Middle-class anxiety has been driven by several factors: increasing instability in incomes, a sense among many Americans that they are failing to keep up with the gains of previous generations, and an increasing gap between themselves and the very rich.
A recent report from economists at the Federal Reserve Bank of St. Louis concluded that “families that are neither rich nor poor may be under more downward economic and financial pressure than common but simplistic rank-based measures of income or wealth would suggest.”
The study, conducted by William R. Emmons and Bryan J. Noeth, found that one reason many Americans viewed themselves as struggling was that their real incomes had not advanced significantly beyond their parents’ even when they reached higher educational levels, while those who matched their parents’ achievements were actually worse off.
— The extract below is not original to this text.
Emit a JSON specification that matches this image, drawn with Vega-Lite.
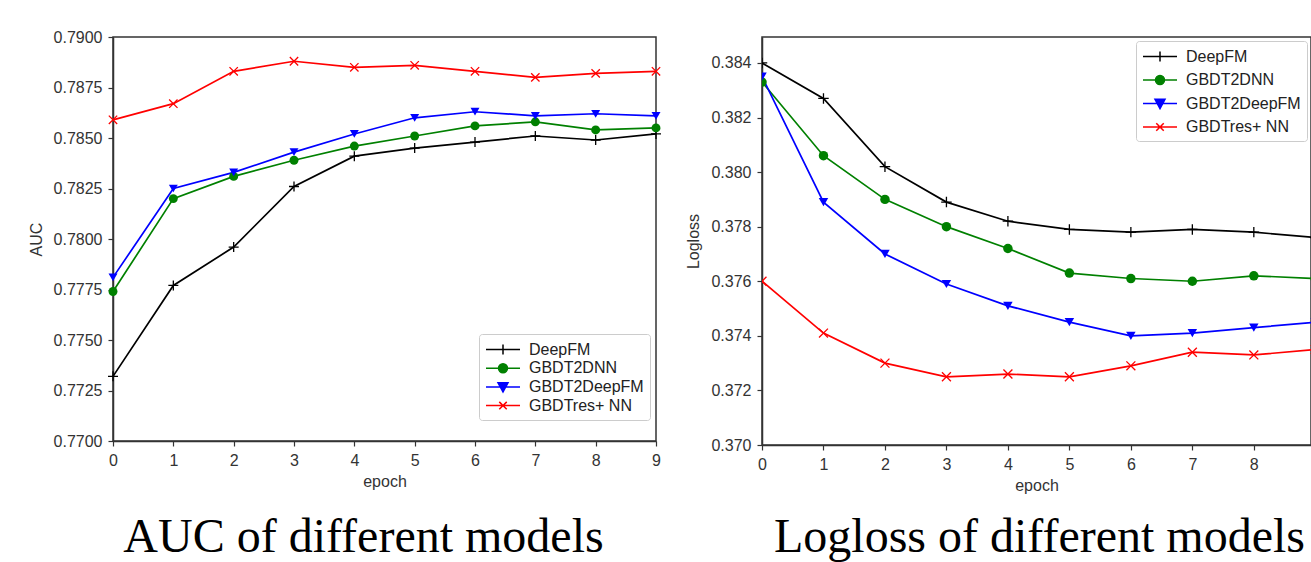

There isn’t one middle class, but many middle classes. Still, what all of them ultimately require, experts say, is a sense of economic security.
“If there’s no security, there’s no middle class,” said Thomas Hirschl, a sociologist at Cornell and an author of “Chasing the American Dream.”
Median per capita income has basically been flat since 2000, adjusted for inflation. The typical American family makes slightly less than a typical family did 15 years ago. And while many goods have become cheaper or better, the price of three of the biggest middle-class expenditures — housing, college and health care — have gone up much faster than the rate of inflation.
Equally important, Mr. Hirschl found a high degree of income volatility among most Americans in the four decades between 1969 and 2011.....nearly 80 percent at least temporarily plunged into a red zone, where their income dropped near or below the poverty line, or they were compelled to gain access to a social safety net program like food stamps or collect unemployment insurance. More than half of Americans ages 25 to 60 will experience at least one year hovering around the poverty line.
A review of the latest studies on the middle class by the Congressional Research Service concluded that “when those at the upper end of the distribution fare much better than they do, the level of middle-class satisfaction is generally lessened.”
Yet in the last 15 years, nearly all of the gains in income have streamed toward the upper end of the spectrum.